To inform or not to inform, that is the question
By Dzof Azmi June 18, 2018
- Companies currently decide themselves whether or not notify the public about breaches
- Corporates still struggle with public disclosure as seen in recent media reports
ALTHOUGH there was an earlier related breach of 10,000 records in January, Astro seems to have not alerted affected customers of this until the second breach that was reported on lowyat.net last week.
In a statement published on Facebook, they state that "Astro was made aware of this incident on 26 January 2018. On the same date we sought assistance from MCMC and had the search engine provider remove the link".
They also added that "All trace of customer data online was immediately removed. Subsequently, Astro lodged a police report on 8 February 2018."
When contacted, a representative from Astro added that after further investigation they have "concluded that no data leakage was identified from their system".
Currently no compulsion to publicly disclose
However, the fact remains that their disclosure of the first incident only came more than four months after it occurred, and after a second breach was discovered.
This is not the first time that public disclosure of a major breach has taken time to surface. In October 2017, it was revealed that the breach of details of 46.2 million mobile phone subscribers in fact originated from an earlier undisclosed breach that happened in 2014.
Nevertheless, currently companies are free to decide when - and if - they disclose any breaches they discover.
"I do not think that (Astro) has committed any wrong for failing to inform the public about the breach," said Professor Abu Bakar Munir, Professor of Law from the University of Malaya. However, Professor Abu did note that capital market entities in Malaysia are mandated to report to the Securities Commission any detected cyber incidents on the day it happens.
In the meantime, it's best to be prepared for the worst. "It is absolutely important for companies to have clear policies and guidelines in terms of what to do in the event of a data breach," said Jason Yuen (pic, right), Ernst & Young Advisory Services Sdn Bhd (EY), Partner and Malaysia Cybersecurity Leader.
PDPA can be amended
The feeling is that companies need to be compelled to disclose any breaches they may face rather than depend on their voluntary good will.
"We have seen in Malaysia as well as globally that companies are unlikely to report data breaches unless they are compelled to do so by law," pointed out Yuen.
"However, the reality is that in Malaysia, we do not have compulsory breach notification laws as part of our Personal Data Protection Act 2010."
As an example, he contrasted the situation here with what is mandated by the European General Data Protection Regulations (GDPR), which requires notification of data breaches within 72 hours.
Professor Abu Bakar himself had a hand in drafting the PDPA and he feels that it could be amended to include a breach notification clause. If that's too difficult, it's also possible to incorporate it through subsidiary legislation, which is a regulation by the Minister as provided in the Act.
Yuen admits that the private sector may raise objections.
"The potential disadvantages include the fact that by giving publicity to a breach, we may create more awareness that such data is available to unscrupulous parties.

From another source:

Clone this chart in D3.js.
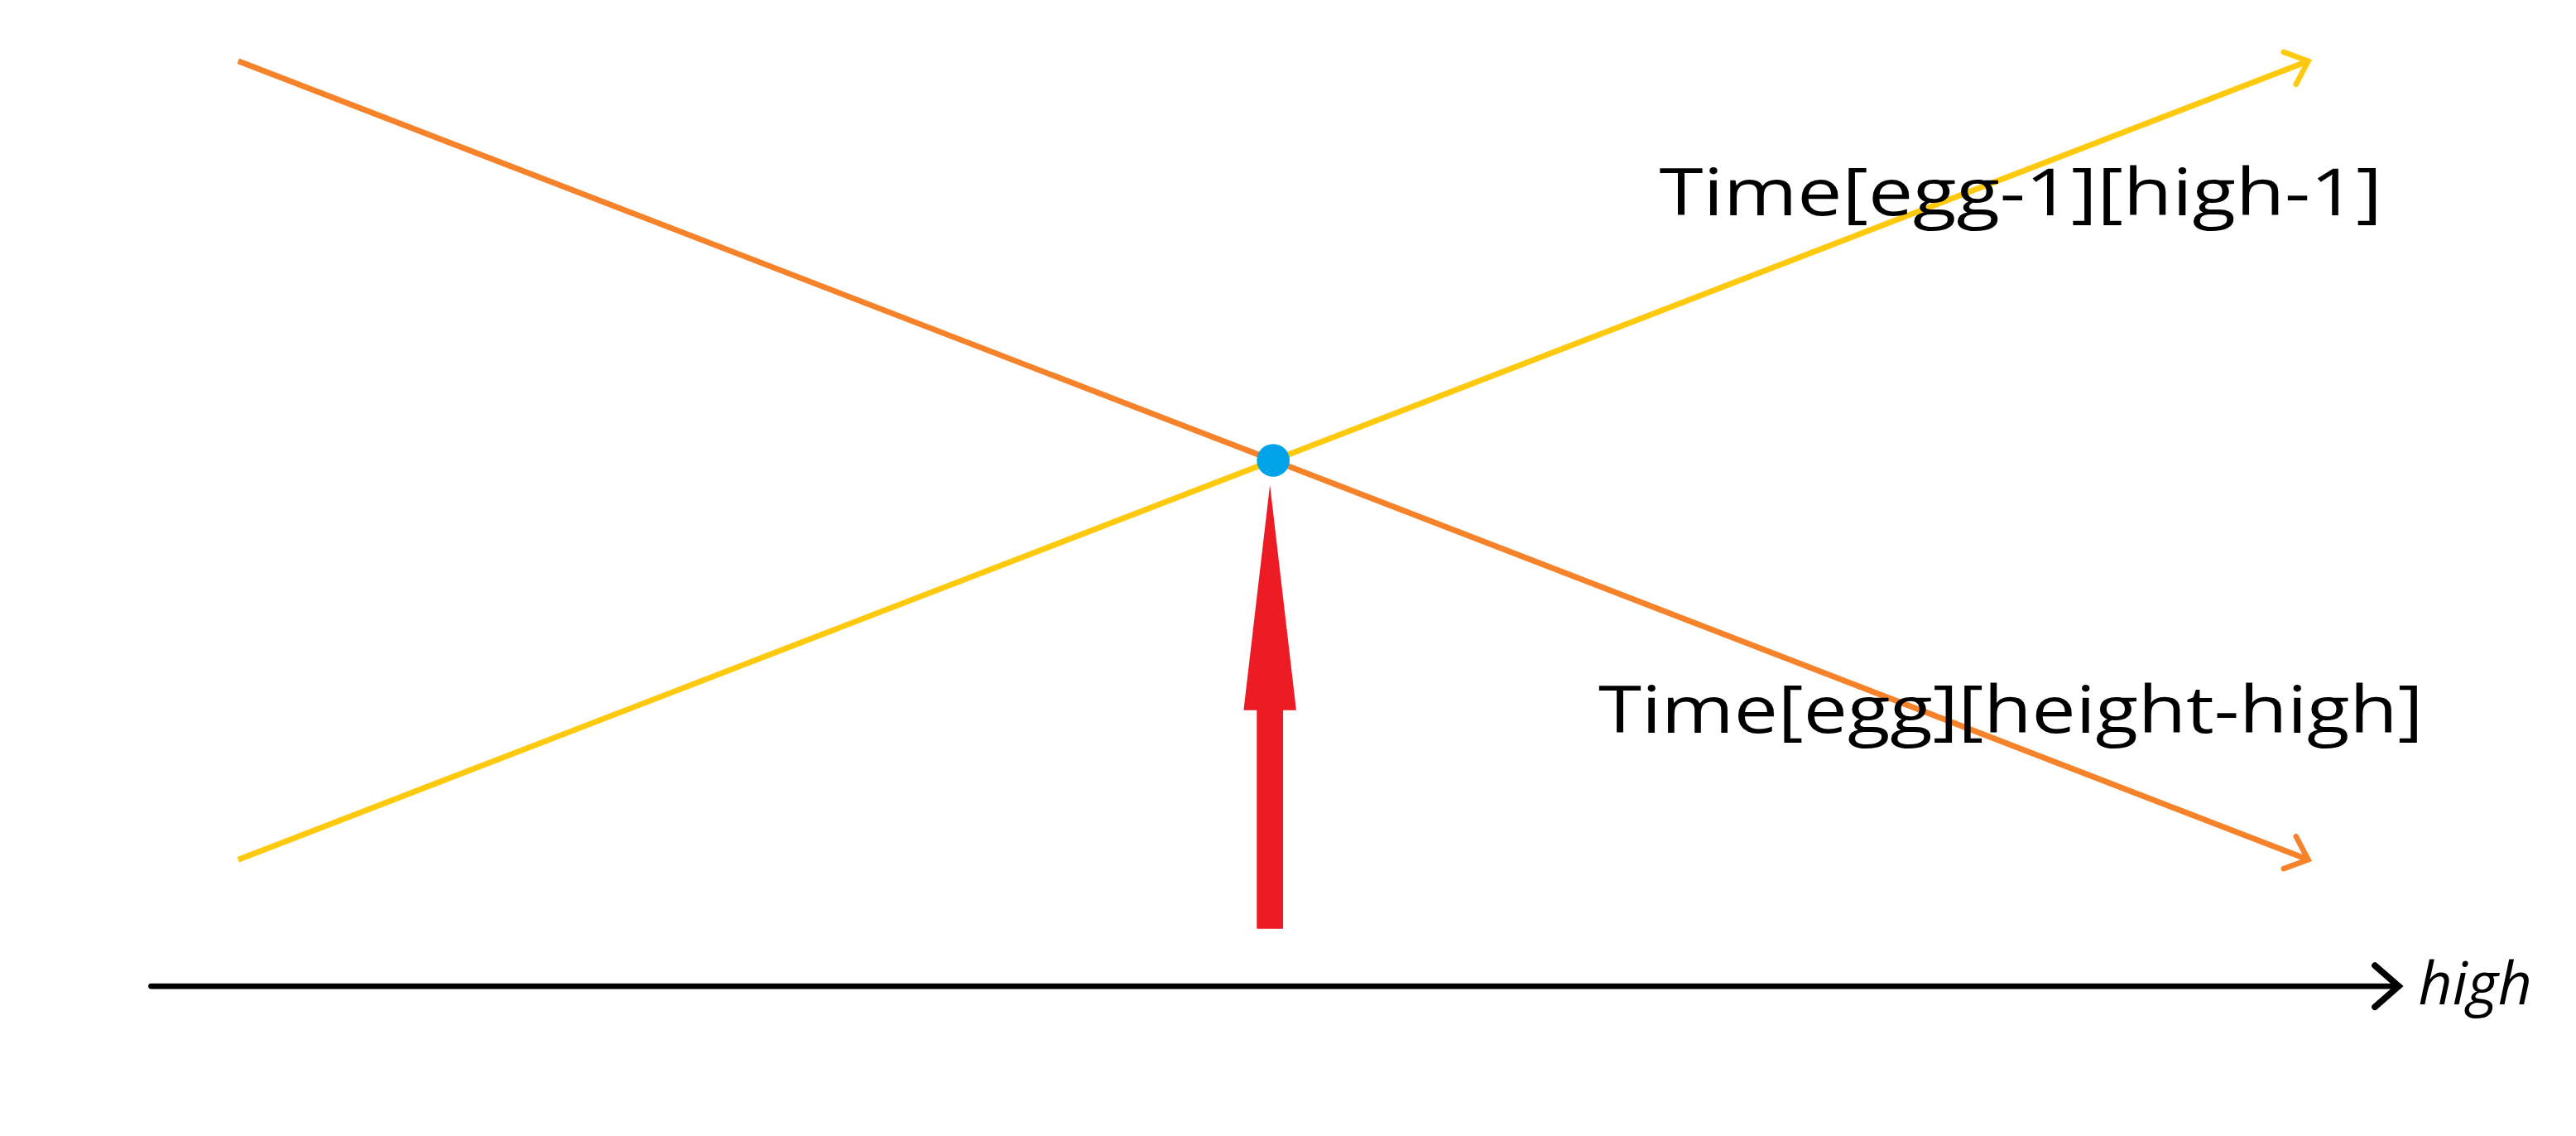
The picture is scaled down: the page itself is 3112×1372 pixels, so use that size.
<!DOCTYPE html>
<html lang="en">
<head>
<meta charset="UTF-8">
<title>Time crossing</title>
<script src="https://d3js.org/d3.v7.min.js"></script>
<style>
  body { margin: 0; background: #fff; }
  text { font-family: "Open Sans", sans-serif; }
</style>
</head>
<body>
<svg width="3112" height="1372" viewBox="0 0 1568 691"></svg>
<script>
// data (normalised: high in [0,1], time in [0,1])
const highPoints = [0, 1];
const timeEggHeightHigh = [1, 0];  // orange, falling
const timeEgg1High1 = [0, 1];      // yellow, rising
const crossPoint = [0.5, 0.5];
const labels = ["Time[egg-1][high-1]", "Time[egg][height-high]"];
const axisLabel = "high";

const svg = d3.select("svg");
const x = d3.scaleLinear().domain([0, 1]).range([145, 1405]);
const y = d3.scaleLinear().domain([0, 1]).range([523, 37]);

function chevron(id, color, size) {
  svg.append("defs").append("marker")
    .attr("id", id).attr("viewBox", "-10 -10 20 20")
    .attr("refX", 0).attr("refY", 0)
    .attr("markerWidth", size).attr("markerHeight", size)
    .attr("markerUnits", "userSpaceOnUse")
    .attr("orient", "auto")
    .append("path").attr("d", "M-8,-7 L0,0 L-8,7")
    .attr("fill", "none").attr("stroke", color)
    .attr("stroke-width", 2.2).attr("stroke-linecap", "round");
}
chevron("ao", "#f6822a", 30);
chevron("ay", "#ffc90e", 30);
chevron("ak", "#000", 36);

const line = d3.line().x(d => x(d[0])).y(d => y(d[1]));

svg.append("path")
  .datum(highPoints.map((h, i) => [h, timeEggHeightHigh[i]]))
  .attr("d", line).attr("fill", "none")
  .attr("stroke", "#f6822a").attr("stroke-width", 3.5)
  .attr("marker-end", "url(#ao)");

svg.append("path")
  .datum(highPoints.map((h, i) => [h, timeEgg1High1[i]]))
  .attr("d", line).attr("fill", "none")
  .attr("stroke", "#ffc90e").attr("stroke-width", 3.5)
  .attr("marker-end", "url(#ay)");

// red arrow pointing at the crossing
const cx = x(crossPoint[0]) - 2, cy = y(crossPoint[1]);
svg.append("path")
  .attr("d", `M${cx},${cy + 15} L${cx + 16},${432} L${cx + 8},${432} L${cx + 8},${565} L${cx - 8},${565} L${cx - 8},${432} L${cx - 16},${432} Z`)
  .attr("fill", "#ed1c24");

svg.append("circle")
  .attr("cx", x(crossPoint[0])).attr("cy", y(crossPoint[1]))
  .attr("r", 10).attr("fill", "#00a2e8");

// x axis
svg.append("line")
  .attr("x1", 92).attr("x2", 1460).attr("y1", 600).attr("y2", 600)
  .attr("stroke", "#000").attr("stroke-width", 3.5)
  .attr("stroke-linecap", "round")
  .attr("marker-end", "url(#ak)");
svg.append("text").attr("x", 1472).attr("y", 611)
  .attr("font-size", 36).attr("font-style", "italic")
  .text(axisLabel);

svg.append("text").attr("x", 1010).attr("y", 131)
  .attr("font-size", 40).attr("textLength", 440).attr("lengthAdjust", "spacingAndGlyphs")
  .text(labels[0]);
svg.append("text").attr("x", 973).attr("y", 446)
  .attr("font-size", 40).attr("textLength", 502).attr("lengthAdjust", "spacingAndGlyphs")
  .text(labels[1]);
</script>
</body>
</html>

Other concerns that have been raised include the increased cost of business as well as sometimes the lack of proof that real or significant harm has been done by a breach."
"However, in my view, the benefits clearly outweigh the potential disadvantages," stressed Yuen.
Nevertheless, one shortcoming of the PDPA to Yuen is that it doesn't apply to the government. "As a key acquirer and user of personal data, the Government itself should be required to comply with PDPA and breach notification laws."